- Aim of the exercise: From the first line of the data through the line containing "from matplotlib.ticker import", return each line exactly.

==== Given records

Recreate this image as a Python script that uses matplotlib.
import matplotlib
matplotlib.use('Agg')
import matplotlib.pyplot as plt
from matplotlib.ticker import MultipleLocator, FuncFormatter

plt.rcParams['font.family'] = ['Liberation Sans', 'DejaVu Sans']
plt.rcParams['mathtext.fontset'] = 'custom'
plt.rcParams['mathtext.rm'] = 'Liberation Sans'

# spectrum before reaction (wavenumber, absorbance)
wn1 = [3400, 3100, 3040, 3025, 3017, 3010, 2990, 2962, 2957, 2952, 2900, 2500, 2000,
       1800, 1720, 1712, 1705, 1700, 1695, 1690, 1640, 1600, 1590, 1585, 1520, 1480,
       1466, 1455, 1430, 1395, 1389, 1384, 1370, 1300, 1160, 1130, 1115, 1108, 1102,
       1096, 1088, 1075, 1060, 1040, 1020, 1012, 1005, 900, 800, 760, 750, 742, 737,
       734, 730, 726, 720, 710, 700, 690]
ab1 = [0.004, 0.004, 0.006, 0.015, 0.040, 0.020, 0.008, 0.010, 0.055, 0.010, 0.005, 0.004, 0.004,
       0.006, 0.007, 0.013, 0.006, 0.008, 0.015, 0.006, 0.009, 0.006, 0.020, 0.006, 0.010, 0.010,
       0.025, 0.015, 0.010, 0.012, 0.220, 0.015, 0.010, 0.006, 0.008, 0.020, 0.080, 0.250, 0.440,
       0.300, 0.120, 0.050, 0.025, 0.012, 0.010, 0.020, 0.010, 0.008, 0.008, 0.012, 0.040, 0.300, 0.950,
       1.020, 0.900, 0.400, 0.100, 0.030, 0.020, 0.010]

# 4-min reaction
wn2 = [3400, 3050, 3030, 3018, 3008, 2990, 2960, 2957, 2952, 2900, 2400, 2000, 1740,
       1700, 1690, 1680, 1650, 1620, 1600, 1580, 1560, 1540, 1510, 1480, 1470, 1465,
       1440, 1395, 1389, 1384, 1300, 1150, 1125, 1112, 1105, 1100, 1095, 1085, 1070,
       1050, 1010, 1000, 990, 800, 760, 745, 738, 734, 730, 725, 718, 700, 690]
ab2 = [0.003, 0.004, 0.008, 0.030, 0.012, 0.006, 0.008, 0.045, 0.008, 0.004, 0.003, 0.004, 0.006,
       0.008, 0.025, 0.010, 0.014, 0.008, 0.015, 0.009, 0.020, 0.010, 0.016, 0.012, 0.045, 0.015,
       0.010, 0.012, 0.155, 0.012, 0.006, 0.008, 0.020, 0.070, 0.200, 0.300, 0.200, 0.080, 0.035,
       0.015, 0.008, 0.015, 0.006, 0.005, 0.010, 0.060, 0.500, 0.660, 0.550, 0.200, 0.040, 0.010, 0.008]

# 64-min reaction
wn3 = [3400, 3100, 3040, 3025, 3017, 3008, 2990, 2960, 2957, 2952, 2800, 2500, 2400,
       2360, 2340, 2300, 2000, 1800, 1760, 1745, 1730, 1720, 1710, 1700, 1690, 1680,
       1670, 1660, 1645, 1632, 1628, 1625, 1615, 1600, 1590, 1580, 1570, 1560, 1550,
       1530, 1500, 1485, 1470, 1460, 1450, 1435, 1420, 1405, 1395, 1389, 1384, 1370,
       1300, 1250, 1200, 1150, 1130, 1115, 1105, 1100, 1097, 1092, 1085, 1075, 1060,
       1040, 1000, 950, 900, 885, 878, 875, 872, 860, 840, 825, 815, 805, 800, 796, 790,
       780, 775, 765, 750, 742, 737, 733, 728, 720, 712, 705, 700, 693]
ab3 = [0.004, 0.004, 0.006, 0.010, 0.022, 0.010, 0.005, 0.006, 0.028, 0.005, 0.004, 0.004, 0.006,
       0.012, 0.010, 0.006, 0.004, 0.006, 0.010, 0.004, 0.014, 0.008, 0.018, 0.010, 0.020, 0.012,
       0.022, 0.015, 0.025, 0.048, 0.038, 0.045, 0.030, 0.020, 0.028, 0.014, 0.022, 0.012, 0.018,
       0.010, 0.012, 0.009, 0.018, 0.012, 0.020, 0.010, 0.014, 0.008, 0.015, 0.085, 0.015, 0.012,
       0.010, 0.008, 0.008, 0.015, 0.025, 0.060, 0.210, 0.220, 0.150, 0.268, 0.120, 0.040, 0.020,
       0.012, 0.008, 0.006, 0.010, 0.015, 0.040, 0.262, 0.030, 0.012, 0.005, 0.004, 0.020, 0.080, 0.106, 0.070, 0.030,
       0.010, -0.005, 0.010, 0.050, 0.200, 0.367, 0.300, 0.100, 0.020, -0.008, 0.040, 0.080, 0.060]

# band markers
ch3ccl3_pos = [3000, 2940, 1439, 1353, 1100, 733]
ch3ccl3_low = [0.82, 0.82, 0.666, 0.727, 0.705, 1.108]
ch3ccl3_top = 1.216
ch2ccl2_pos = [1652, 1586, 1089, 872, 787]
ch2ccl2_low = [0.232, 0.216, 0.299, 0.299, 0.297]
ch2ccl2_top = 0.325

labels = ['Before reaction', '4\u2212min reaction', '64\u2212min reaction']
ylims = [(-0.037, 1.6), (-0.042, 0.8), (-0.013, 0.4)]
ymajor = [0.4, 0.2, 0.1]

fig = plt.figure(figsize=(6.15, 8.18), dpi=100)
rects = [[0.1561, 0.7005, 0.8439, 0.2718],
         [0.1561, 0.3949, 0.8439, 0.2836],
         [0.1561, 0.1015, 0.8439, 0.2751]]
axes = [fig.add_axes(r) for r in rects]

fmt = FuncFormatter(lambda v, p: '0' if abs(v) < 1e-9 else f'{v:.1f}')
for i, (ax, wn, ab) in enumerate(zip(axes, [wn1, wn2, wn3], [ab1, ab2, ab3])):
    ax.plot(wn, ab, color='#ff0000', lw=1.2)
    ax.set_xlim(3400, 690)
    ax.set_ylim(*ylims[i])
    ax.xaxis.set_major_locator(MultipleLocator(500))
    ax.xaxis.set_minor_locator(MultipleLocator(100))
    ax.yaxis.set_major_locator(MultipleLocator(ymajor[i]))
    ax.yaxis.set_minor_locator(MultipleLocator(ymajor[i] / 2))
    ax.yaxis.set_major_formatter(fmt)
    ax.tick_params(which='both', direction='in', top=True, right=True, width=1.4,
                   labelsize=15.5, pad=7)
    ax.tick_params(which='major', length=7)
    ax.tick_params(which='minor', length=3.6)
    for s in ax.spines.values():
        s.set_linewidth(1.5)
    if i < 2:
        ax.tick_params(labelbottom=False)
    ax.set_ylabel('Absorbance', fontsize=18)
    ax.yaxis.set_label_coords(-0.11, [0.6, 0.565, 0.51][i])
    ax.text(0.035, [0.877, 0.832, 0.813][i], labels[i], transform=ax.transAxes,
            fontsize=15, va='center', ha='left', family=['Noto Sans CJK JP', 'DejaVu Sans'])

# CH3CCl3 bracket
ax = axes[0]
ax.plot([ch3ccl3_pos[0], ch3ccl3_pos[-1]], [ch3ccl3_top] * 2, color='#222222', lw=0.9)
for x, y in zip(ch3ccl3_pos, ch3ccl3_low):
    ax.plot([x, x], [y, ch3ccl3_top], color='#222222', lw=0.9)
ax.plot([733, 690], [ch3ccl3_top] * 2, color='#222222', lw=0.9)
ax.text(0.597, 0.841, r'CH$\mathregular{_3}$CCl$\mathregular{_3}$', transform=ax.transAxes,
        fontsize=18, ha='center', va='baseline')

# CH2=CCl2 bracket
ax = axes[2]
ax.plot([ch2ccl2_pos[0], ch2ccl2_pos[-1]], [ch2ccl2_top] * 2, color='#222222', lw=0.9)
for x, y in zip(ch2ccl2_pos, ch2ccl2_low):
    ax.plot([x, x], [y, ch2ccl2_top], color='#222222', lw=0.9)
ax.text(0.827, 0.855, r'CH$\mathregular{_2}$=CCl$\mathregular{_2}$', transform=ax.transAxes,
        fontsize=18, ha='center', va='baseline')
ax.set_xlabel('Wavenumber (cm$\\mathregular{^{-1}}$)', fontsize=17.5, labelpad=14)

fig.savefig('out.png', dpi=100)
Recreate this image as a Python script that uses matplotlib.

========

- Written response:
Recreate this image as a Python script that uses matplotlib.
import matplotlib
matplotlib.use('Agg')
import matplotlib.pyplot as plt
from matplotlib.ticker import MultipleLocator, FuncFormatter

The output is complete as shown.